Désorienté et malheureux, Carlo accepte l’hospitalité d’Agon, dans son cabanon, où s’entassent des classiques de la littérature française, témoin du passé de son employé qui était professeur de français, avant de devoir fuir son pays en guerre. Et cette nuit-là, Agon, si doux qu’il met des pansements aux blessures de ses outils, fantaisiste et accueillant, se fait agresser par deux hommes, parlant une langue inconnue. Carlo est réveillé par le bruit de la lutte, et il n’a pas le temps de s’interposer que Agon est laissé pour mort, gisant dans son sang, une bonne partie de ses os brisés. Aidé de voisins alertés par Carlo, Agon est transporté à l’hôpital et Carlo veille sur lui.

Petit à petit, Carlo va comprendre pourquoi sa mère refuse de quitter le Grand National et pourquoi Agon s’est fait tabasser.

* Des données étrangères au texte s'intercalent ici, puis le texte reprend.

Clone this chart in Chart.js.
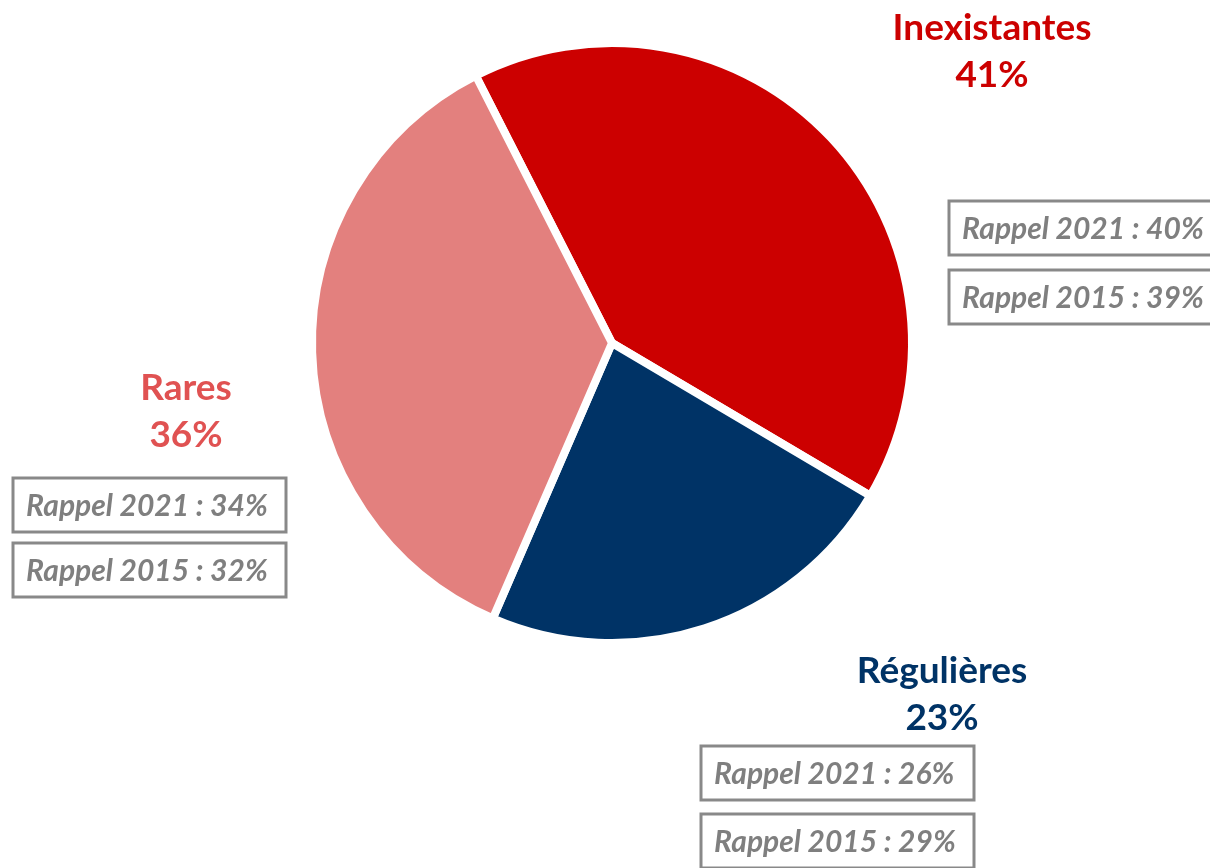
<!DOCTYPE html>
<html>
<head>
<meta charset="utf-8">
<script src="https://cdn.jsdelivr.net/npm/chart.js@4.4.0/dist/chart.umd.min.js"></script>
<style>
  html, body { margin: 0; padding: 0; background: #fff; }
  #wrap { width: 1210px; height: 868px; position: relative; }
</style>
</head>
<body>
<div id="wrap"><canvas id="myChart" width="1210" height="868"></canvas></div>
<script>
// Données
const categories = ["Inexistantes", "Régulières", "Rares"]
const valeurs = [41, 23, 36]
const rappel2021 = [40, 26, 34]
const rappel2015 = [39, 29, 32]
const couleurs = ["#CC0000", "#003366", "#E3807E"]
const couleursTexte = ["#CC0000", "#003366", "#E05252"]

// position des étiquettes (centre du titre, coin gauche des encadrés)
const positions = [
    { x: 992, y: 28, bx: 949, by: 201 },
    { x: 942, y: 671, bx: 701, by: 746 },
    { x: 186, y: 388, bx: 13, by: 478 }
]

const etiquettes = {
    id: "etiquettes",
    afterDraw(chart) {
        const ctx = chart.ctx
        ctx.save()
        categories.forEach((cat, i) => {
            const p = positions[i]
            ctx.fillStyle = couleursTexte[i]
            ctx.font = "bold 37px Lato"
            ctx.textAlign = "center"
            ctx.textBaseline = "middle"
            ctx.fillText(cat, p.x, p.y)
            ctx.fillText(valeurs[i] + "%", p.x, p.y + 47)

            const lignes = [
                "Rappel 2021 : " + rappel2021[i] + "%",
                "Rappel 2015 : " + rappel2015[i] + "%"
            ]
            const gap = i === 1 ? 68 : (i === 0 ? 69 : 65)
            lignes.forEach((txt, j) => {
                const y = p.by + j * gap
                ctx.strokeStyle = "#898989"
                ctx.lineWidth = 3
                ctx.strokeRect(p.bx, y, 273, 54)
                ctx.fillStyle = "#7F7F7F"
                ctx.font = "italic bold 30px Lato"
                ctx.textAlign = "left"
                ctx.fillText(txt, p.bx + 13, y + 28)
            })
        })
        ctx.restore()
    }
}

const data = {
    labels: categories,
    datasets: [{
        data: valeurs,
        backgroundColor: couleurs,
        borderColor: "#ffffff",
        borderWidth: 8
    }]
}

const config = {
    type: "pie",
    data,
    options: {
        responsive: false,
        animation: false,
        rotation: -27,
        layout: { padding: { top: 39, bottom: 221, left: 308, right: 294 } },
        plugins: {
            legend: { display: false },
            tooltip: { enabled: false }
        }
    },
    plugins: [etiquettes]
}

new Chart(document.getElementById("myChart"), config)
</script>
</body>
</html>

La mère de Carlo n’est pas celle qu’il croyait, il la découvre, il se rend compte que l’image maternelle a occulté la personnalité de celle-ci à ses yeux. Il ne la voit que par rapport à lui alors qu’elle est et a été une femme amoureuse, passionnée, romantique. Un passé dont il n’a pas idée, et qui, jusqu’ici ne le concernait pas puisqu’il n’y figurait pas, a secrètement rempli la vie de sa mère et resurgit maintenant. Carlo interroge les rares personnes qui se souviennent de l’époque de la guerre, il enquête avec l’aide d’Ana, il veut comprendre, peut-être pour retrouver un peu de sens dans sa vie qui prend l’eau de toutes parts. Il se fraie un chemin dans la touffeur des mensonges et des non-dits, comme un bon jardinier, il sait trier entre les bonnes et les mauvaises herbes et redonne au passé sa forme initiale, son ordonnancement et sa logique et s’aperçoit qu’il n’est pas non plus celui qu’il croyait être.

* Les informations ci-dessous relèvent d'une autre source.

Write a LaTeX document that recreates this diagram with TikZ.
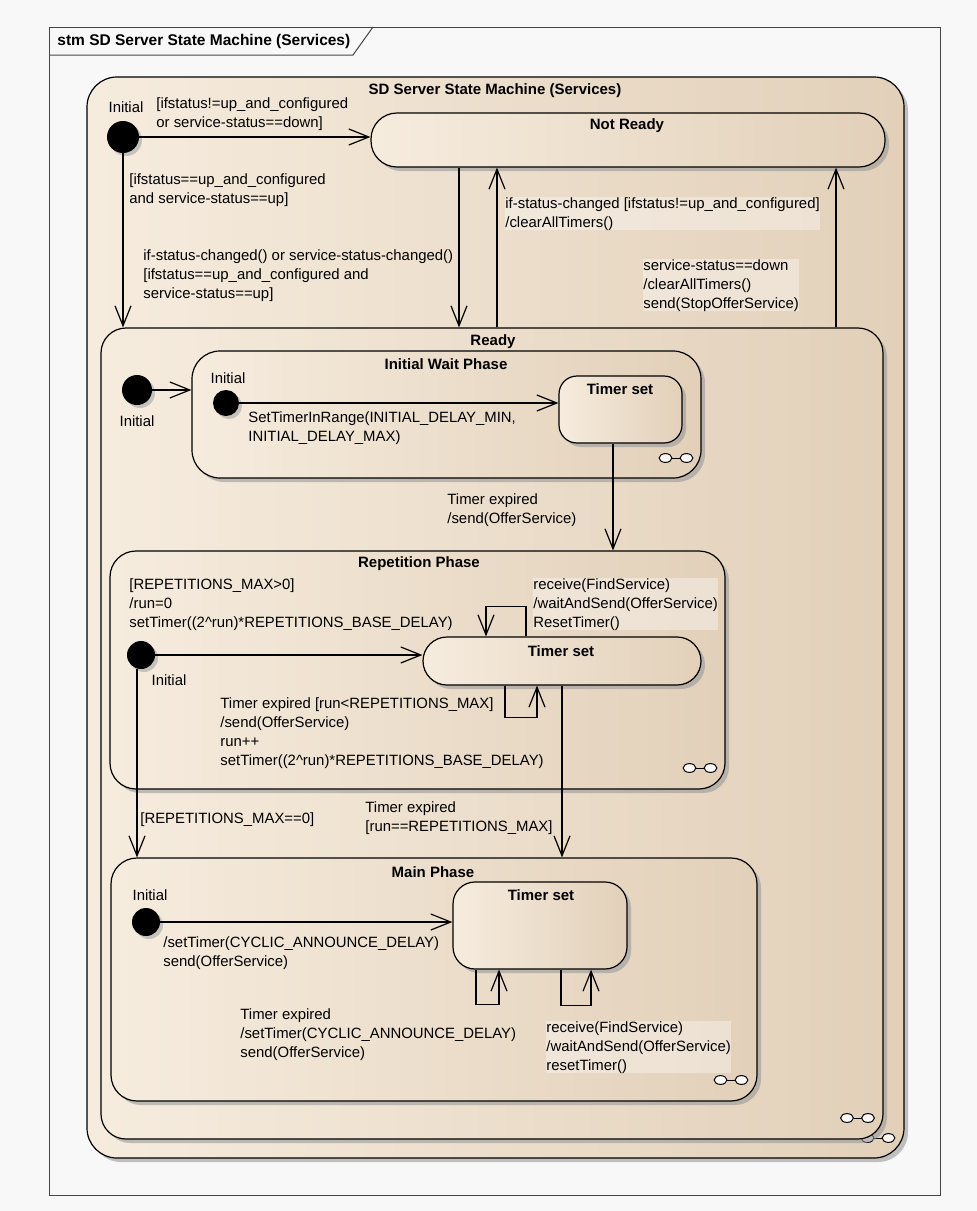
\documentclass[tikz,border=0pt]{standalone}
\usepackage{fontspec}
\setmainfont{Liberation Sans}
\usetikzlibrary{arrows.meta,fit,shadows}

\definecolor{paper}{RGB}{248,248,248}
\definecolor{stateL}{RGB}{246,236,222}
\definecolor{stateR}{RGB}{226,208,185}
\definecolor{framec}{RGB}{70,70,70}

\newcommand{\lblfont}{\fontsize{7.45}{9.5}\selectfont}
\newcommand{\ttlfont}{\fontsize{7.5}{8}\selectfont\bfseries}

\tikzset{
  compo/.pic={
    \draw[line width=0.5pt, fill=white!60!stateL] (-10.5,0) ellipse [x radius=3.2pt, y radius=2.2pt];
    \draw[line width=0.5pt] (-4,0) -- (4,0);
    \draw[line width=0.5pt, fill=white!60!stateL] (10.5,0) ellipse [x radius=3.2pt, y radius=2.2pt];
  }
}

\begin{document}
\begin{tikzpicture}[x=0.5pt,y=-0.5pt,
  state/.style={draw, line width=0.6pt, left color=stateL, right color=stateR, inner sep=0pt,
    drop shadow={shadow xshift=2pt, shadow yshift=-2pt, fill=black!40, opacity=0.6}},
  init/.style={circle, fill=black, inner sep=0pt, minimum size=14pt,
    drop shadow={shadow xshift=1.5pt, shadow yshift=-1.5pt, fill=black!35, opacity=0.6}},
  tr/.style={line width=0.6pt, -{Straight Barb[length=10pt, width=8pt]}},
  lbl/.style={font=\lblfont, anchor=north west, align=left, inner sep=0pt},
  bg/.style={fill=white, fill opacity=0.35, text opacity=1},
  ini/.style={font=\lblfont, inner sep=0pt},
  ttl/.style={font=\ttlfont, inner sep=0pt}]
  \useasboundingbox (0,0) rectangle (977,1211);
  \fill[paper] (0,0) rectangle (977,1211);

  % Frame
  \draw[framec, line width=0.5pt] (49,27) rectangle (940,1195);
  \draw[framec, line width=0.5pt] (49,55) -- (353,55) -- (373,27);
  \node[font=\fontsize{7.75}{9}\selectfont\bfseries, anchor=west, inner sep=0pt] (frameT) at (57,41) {stm SD Server State Machine (Services)};

  % States
  \node[state, rounded corners=15pt, fit={(87,77) (904,1158)}] (sdsm) {};
  \pic at (878,1138) {compo};
  \node[state, rounded corners=13pt, fit={(371,113) (885,167)}] (notready) {};
  \node[state, rounded corners=12.5pt, fit={(101,328) (883,1139)}] (ready) {};
  \pic at (857.5,1118) {compo};
  \node[state, rounded corners=14pt, fit={(192,351) (701,478)}] (iwp) {};
  \pic at (676,458) {compo};
  \node[state, rounded corners=9pt, fit={(559,376) (682,443)}] (tsA) {};
  \node[state, rounded corners=13pt, fit={(110,551) (725,789)}] (rep) {};
  \pic at (700,768) {compo};
  \node[state, rounded corners=12pt, fit={(423,637) (701,685)}] (tsB) {};
  \node[state, rounded corners=13pt, fit={(111,858) (757,1101)}] (main) {};
  \pic at (731,1080) {compo};
  \node[state, rounded corners=11pt, fit={(453,882) (627,969)}] (tsC) {};

  % Titles
  \node[ttl] (sdsmT) at (495,91) {SD Server State Machine (Services)};
  \node[ttl] (notreadyT) at (627,126) {Not Ready};
  \node[ttl] (readyT) at (493,342) {Ready};
  \node[ttl] (iwpT) at (446,364) {Initial Wait Phase};
  \node[ttl] (tsAT) at (620,389) {Timer set};
  \node[ttl] (repT) at (419,564) {Repetition Phase};
  \node[ttl] (tsBT) at (561,651) {Timer set};
  \node[ttl] (mainT) at (433,872) {Main Phase};
  \node[ttl] (tsCT) at (541,895) {Timer set};

  % Initial states
  \node[init, minimum size=16pt] (i0) at (123,137) {};
  \node[init, minimum size=15pt] (i1) at (137,390) {};
  \node[init, minimum size=13pt] (i2) at (226,403) {};
  \node[init] (i3) at (141,655) {};
  \node[init] (i4) at (146,922) {};
  \node[ini] (i0L) at (126,107) {Initial};
  \node[ini] (i1L) at (137,421) {Initial};
  \node[ini] (i2L) at (228,378) {Initial};
  \node[ini] (i3L) at (169,680) {Initial};
  \node[ini] (i4L) at (150,895) {Initial};

  % x positions of the vertical transitions
  \coordinate (nrDown) at (459,0);
  \coordinate (nrUp) at (497,0);
  \coordinate (nrUp2) at (836,0);
  \coordinate (tsOut) at (613,0);
  \coordinate (rp0) at (137,0);
  \coordinate (rpOut) at (562,0);
  \coordinate (lpA) at (486,0);
  \coordinate (lpB) at (526,0);
  \coordinate (lpC) at (505,0);
  \coordinate (lpD) at (537,0);
  \coordinate (lpE) at (476,0);
  \coordinate (lpF) at (499,0);
  \coordinate (lpG) at (561,0);
  \coordinate (lpH) at (591,0);

  % Transitions
  \draw[tr] (i0) -- (i0 -| notready.west);
  \draw[tr] (i0) -- (i0 |- ready.north);
  \draw[tr] (notready.south -| nrDown) -- (ready.north -| nrDown);
  \draw[tr] (ready.north -| nrUp) -- (notready.south -| nrUp);
  \draw[tr] (ready.north -| nrUp2) -- (notready.south -| nrUp2);
  \draw[tr] (i1) -- (i1 -| iwp.west);
  \draw[tr] (i2) -- (i2 -| tsA.west);
  \draw[tr] (tsA.south -| tsOut) -- (rep.north -| tsOut);
  \draw[tr] (i3) -- (i3 -| tsB.west);
  \draw[tr] (tsB.north -| lpB) -- ++(0,-30) -| (tsB.north -| lpA);
  \draw[tr] (tsB.south -| lpC) -- ++(0,32) -| (tsB.south -| lpD);
  \draw[tr] (tsB.south -| rpOut) -- (main.north -| rpOut);
  \draw[tr] (i3.south -| rp0) -- (main.north -| rp0);
  \draw[tr] (i4) -- (i4 -| tsC.west);
  \draw[tr] (tsC.south -| lpE) -- ++(0,35) -| (tsC.south -| lpF);
  \draw[tr] (tsC.south -| lpG) -- ++(0,36) -| (tsC.south -| lpH);

  % Transition labels
  \node[lbl] (l1) at (156,97) {[ifstatus!=up\_and\_configured\\or service-status==down]};
  \node[lbl] (l2) at (129,173) {[ifstatus==up\_and\_configured\\and service-status==up]};
  \node[lbl] (l3) at (143,249) {if-status-changed() or service-status-changed()\\{}[ifstatus==up\_and\_configured and\\service-status==up]};
  \node[lbl, bg] (l4) at (505,197) {if-status-changed [ifstatus!=up\_and\_configured]\\/clearAllTimers()};
  \node[lbl, bg] (l5) at (643,259) {service-status==down\\/clearAllTimers()\\send(StopOfferService)};
  \node[lbl] (l6) at (248,411) {SetTimerInRange(INITIAL\_DELAY\_MIN,\\INITIAL\_DELAY\_MAX)};
  \node[lbl] (l7) at (447,493) {Timer expired\\/send(OfferService)};
  \node[lbl] (l8) at (129,578) {[REPETITIONS\_MAX>0]\\/run=0\\setTimer((2\textasciicircum run)*REPETITIONS\_BASE\_DELAY)};
  \node[lbl, bg] (l9) at (533,578) {receive(FindService)\\/waitAndSend(OfferService)\\ResetTimer()};
  \node[lbl] (l10) at (220,697) {Timer expired [run<REPETITIONS\_MAX]\\/send(OfferService)\\run++\\setTimer((2\textasciicircum run)*REPETITIONS\_BASE\_DELAY)};
  \node[lbl] (l11) at (140,812) {[REPETITIONS\_MAX==0]};
  \node[lbl] (l12) at (365,801) {Timer expired\\{}[run==REPETITIONS\_MAX]};
  \node[lbl] (l13) at (163,936) {/setTimer(CYCLIC\_ANNOUNCE\_DELAY)\\send(OfferService)};
  \node[lbl] (l14) at (240,1008) {Timer expired\\/setTimer(CYCLIC\_ANNOUNCE\_DELAY)\\send(OfferService)};
  \node[lbl, bg] (l15) at (546,1021) {receive(FindService)\\/waitAndSend(OfferService)\\resetTimer()};
\end{tikzpicture}
\end{document}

Agon, lui a une histoire compliquée due à la guerre dans les Balkans. Il y a joué un rôle dont il n’est pas fier, bon gré mal gré, et la violence de ses deux visiteurs est un rappel à son bon souvenir.
Il s’est blessé au doigt, Carlo, et cette blessure est un fil rouge dans le récit. Elle lui fait mal, nécessite des soins, met du temps à cicatriser. Agon et Ana s’en préoccupent, avec tendresse, délicatesse et affection. Ana est infirmière et travaille à l’hôpital, constamment épuisée par les gardes et la dure routine à la fois physique et exigeante, elle et Carlo s’aiment encore mais l’énergie et l’enthousiasme n’y sont plus, sans qu’il y soit de la faute de qui que ce soit. La blessure guérit peu à peu, la cicatrice devient de moins en moins douloureuse, rappel fugace mais persistant des combats et pertes passés.

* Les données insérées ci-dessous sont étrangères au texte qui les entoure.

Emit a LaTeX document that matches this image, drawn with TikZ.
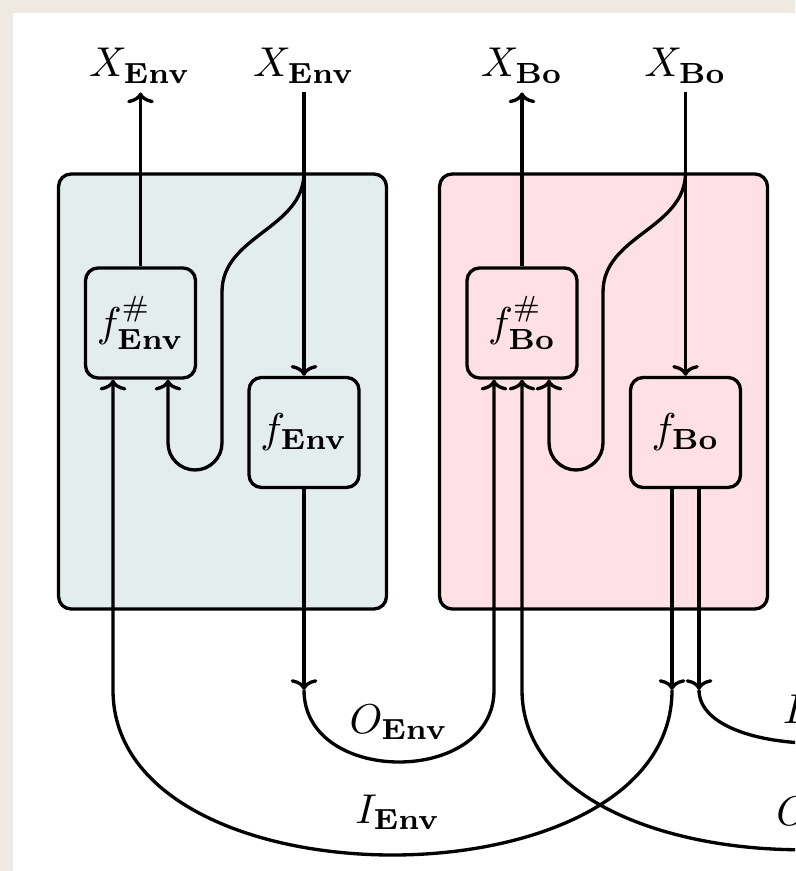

On est toujours un étranger même pour ceux qu’on aime le plus : Carlo ne sait pas vraiment qui est sa mère, et sa femme, dont il croit connaître chaque millimètre de peau, chaque geste, chaque attitude, lui échappe, finalement. Elles sont d’autres personnes que ce qu’il s’était figuré, par égocentrisme, parce qu’on ne voit des autres que ce qu’on projette de soi-même sur eux : « Je ne m’étais jamais posé la question de savoir si maman avait eu une vie heureuse. »

C’est un roman délicatement ouvragé, intime, et qui pose sur le monde le regard tendre, humoristique et amical de Carlo, le narrateur. Il est sensible et doué d’empathie, il découvre le passé de sa mère avec curiosité et émotion – la scène où elle parle aux oiseaux est magnifique – mais toujours un peu en dehors, posé à la lisière du cadre, légèrement hors champ. Il entend sans les comprendre les bruit de lutte chez Agon et intervient trop tard, il regarde sa mère de loin, par la fenêtre, il interprète le passé grâce à des photographies sur lesquelles il ne figure pas, il perçoit l’odeur de sa femme, est ému par des visions fragmentaires de son corps mais peine à se la représenter toute entière. La vie de ses proches semble l’exclure, se passer de lui.

Reste Agon, l’ami, le lien fraternel avec le monde, le double intuitif de Carlo - burlesque parfois- généreux, grand pourvoyeur de boulettes sucrées de haschich fort prisées par la mère de Carlo : son alter Agon, en somme.

Inutile, ce me semble, d’ajouter, comme si c’était nécessaire, que j’ai infiniment aimé ce roman.